This semester I’m taking a course called Information Law and Policy where we review court cases and laws related to, well, information. Our professor assured us that we would be completely unqualified to sit for the bar in May, but that we would understand some of the relevant issues about copyright, liability, fair use, and so forth. In other words, we should have some idea of when to consult a lawyer.
A few weeks ago we discussed fair use, a provision of copyright law that allows people to reproduce copyrighted works under certain conditions. There isn’t an clearly itemized checklist of when fair use applies; it depends on things like “the nature of the copyrighted work” and the use’s effect on the market for the original work. Our discussion made me think about a blog post I made almost two years ago.
In June 2007 I wrote “Hemispherist Humor,” where I reproduced the June 21 page from my Far Side day calendar. I was showing that the calendar said “First Day of Summer” while I was experiencing the first day of winter.
Four months later, I received an email from FarWorks, a company claiming responsibility for licensing Far Side cartoons. The woman who wrote to me asked that I read an attached letter from Gary Larson, and respect his wished by removing the cartoon from my site. The letter from Gary Larson, written to a general audience, expressed that he was flattered people wanted to post his cartoons online, but also that he was conflicted by the financial impact and “the intangible impact, the emotional cost to me, personally, of seeing my work collected, digitized, and offered up in cyberspace beyond my control.”
I barely even read the email before I edited the post and removed the reproduced cartoon—the last thing I needed was some kind of copyright infringement lawsuit.
Now after learning some of the criteria for fair use, I don’t know if I had to remove the cartoon.

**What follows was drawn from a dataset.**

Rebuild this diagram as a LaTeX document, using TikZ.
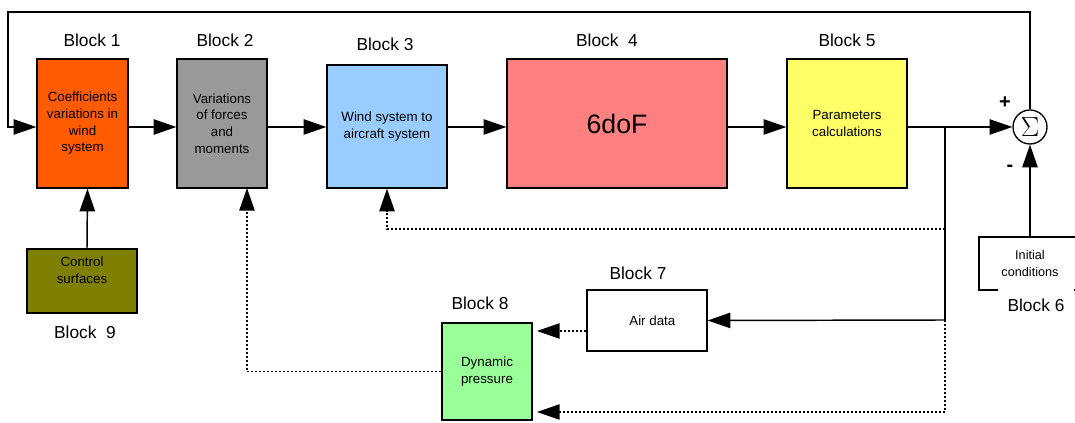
\documentclass[tikz,border=0pt]{standalone}
\usepackage{fontspec}
\setmainfont{Liberation Sans}
\usetikzlibrary{arrows.meta}

\definecolor{coefcol}{RGB}{255,91,0}
\definecolor{forcecol}{RGB}{153,153,153}
\definecolor{windcol}{RGB}{153,204,255}
\definecolor{dofcol}{RGB}{255,128,128}
\definecolor{paramcol}{RGB}{255,255,102}
\definecolor{ctrlcol}{RGB}{128,128,0}
\definecolor{dyncol}{RGB}{153,255,153}

\begin{document}
\begin{tikzpicture}[x=0.75pt, y=-0.75pt,
  blk/.style={draw, line width=1pt, align=center, inner sep=1pt,
    font=\fontsize{10}{12.5}\selectfont},
  ttl/.style={font=\fontsize{13}{15}\selectfont},
  arr/.style={-{Triangle[length=17pt,width=11.5pt]}, line width=1.1pt},
  darr/.style={arr, dash pattern=on 1.5pt off 1.5pt}]
\clip (0,0) rectangle (1075,423);
%\draw[very thin,gray] (0,0) grid[step=50] (1075,423);

% main row
\node[blk, fill=coefcol, minimum width=68.25pt, minimum height=96.75pt] (b1) at (82.5,123.5) {Coefficients\\variations in\\wind\\system};
\node[blk, fill=forcecol, minimum width=67.5pt, minimum height=96.75pt] (b2) at (222,123.5) {Variations\\of forces\\and\\moments};
\node[blk, fill=windcol, minimum width=90pt, minimum height=92.25pt] (b3) at (387,126.5) {Wind system to\\aircraft system};
\node[blk, fill=dofcol, minimum width=165pt, minimum height=96.75pt, font=\fontsize{20}{24}\selectfont] (b4) at (617,123.5) {6doF};
\node[blk, fill=paramcol, minimum width=90pt, minimum height=96.75pt] (b5) at (847,123.5) {Parameters\\calculations};
\node[draw, circle, line width=1pt, minimum size=25.5pt, inner sep=0pt] (sum) at (1030,127) {\fontsize{22}{22}\selectfont$\Sigma$};

% lower blocks
\node[blk, fill=ctrlcol, minimum width=82.5pt, minimum height=48pt] (b9) at (82,281) {Control\\surfaces\\[4pt]};
\node[blk, minimum width=90pt, minimum height=45.75pt] (b7) at (647,320.5) {\hspace{8pt}Air data};
\node[blk, fill=dyncol, minimum width=67.5pt, minimum height=72.75pt] (b8) at (487,371.5) {Dynamic\\pressure};
\node[blk, minimum width=76.5pt, minimum height=39.75pt, font=\fontsize{9.5}{12.5}\selectfont] (b6) at (1030,263.5) {Initial\\conditions};

% titles
\node[ttl] (t1) at (92,40) {Block 1};
\node[ttl] (t2) at (225,40) {Block 2};
\node[ttl] (t3) at (385,44) {Block 3};
\node[ttl] (t4) at (607,40) {Block\ \ 4};
\node[ttl] (t5) at (847,40) {Block 5};
\node[ttl] (t9) at (85,332) {Block\ \ 9};
\node[ttl] (t7) at (638,273) {Block 7};
\node[ttl] (t8) at (480,303) {Block 8};
\node[ttl, fill=white, inner xsep=7.5pt, minimum height=24pt] (t6) at (1036,305) {Block 6};
\node[font=\fontsize{15}{15}\bfseries] (plus) at (1005,103) {+};
\node[font=\fontsize{15}{15}\bfseries] (minus) at (1010,168) {-};

% points on the wires
\coordinate (fbk) at (8,12);
\coordinate (split) at (945,127);
\coordinate (d3) at (945,229);
\coordinate (d7) at (945,320);
\coordinate (d8) at (945,412);
\coordinate (q1) at (537,331);
\coordinate (q2) at (537,412);
\coordinate (p2) at (247,188);

% forward path
\draw[arr] (sum.north) |- (fbk) |- (b1.west |- sum);
\draw[arr] (b1.east |- sum) -- (b2.west |- sum);
\draw[arr] (b2.east |- sum) -- (b3.west |- sum);
\draw[arr] (b3.east |- sum) -- (b4.west |- sum);
\draw[arr] (b4.east |- sum) -- (b5.west |- sum);
\draw[arr] (b5.east |- sum) -- (sum.west);
\draw[arr] ([xshift=3.75pt]b9.north) -- ([xshift=3.75pt]b1.south);
\draw[arr] (b6.north) -- (sum.south);

% feedback branches
\draw[line width=1.1pt] (split) -- (d7);
\draw[arr] (d7) -- (b7.east);
\draw[darr] (d3) -| (b3.south);
\draw[darr] (d7) -- (d8) -- (q2);
\draw[darr] (b7.west |- q1) -- (q1);
\draw[darr] (b8.west) -| (p2);

\end{tikzpicture}
\end{document}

If I had to do it again, I’d probably still take it down. Legality aside, I didn’t need it to illustrate my point and Larson made a civil request not to reuse it. What I’ve learned, however, is that he doesn’t have the right to restrict reuse completely. Once you publish something you give up some control over how people will actually use it. Practically you can’t monitor all the little things people might do with your work, and legally people are entitled to reuse it under certain fair use conditions.
Would my case have fallen under fair use? Perhaps, but I’m not a lawyer and it wasn’t worth the risk. There is an irony, though: I didn’t even think that day’s cartoon was particularly funny.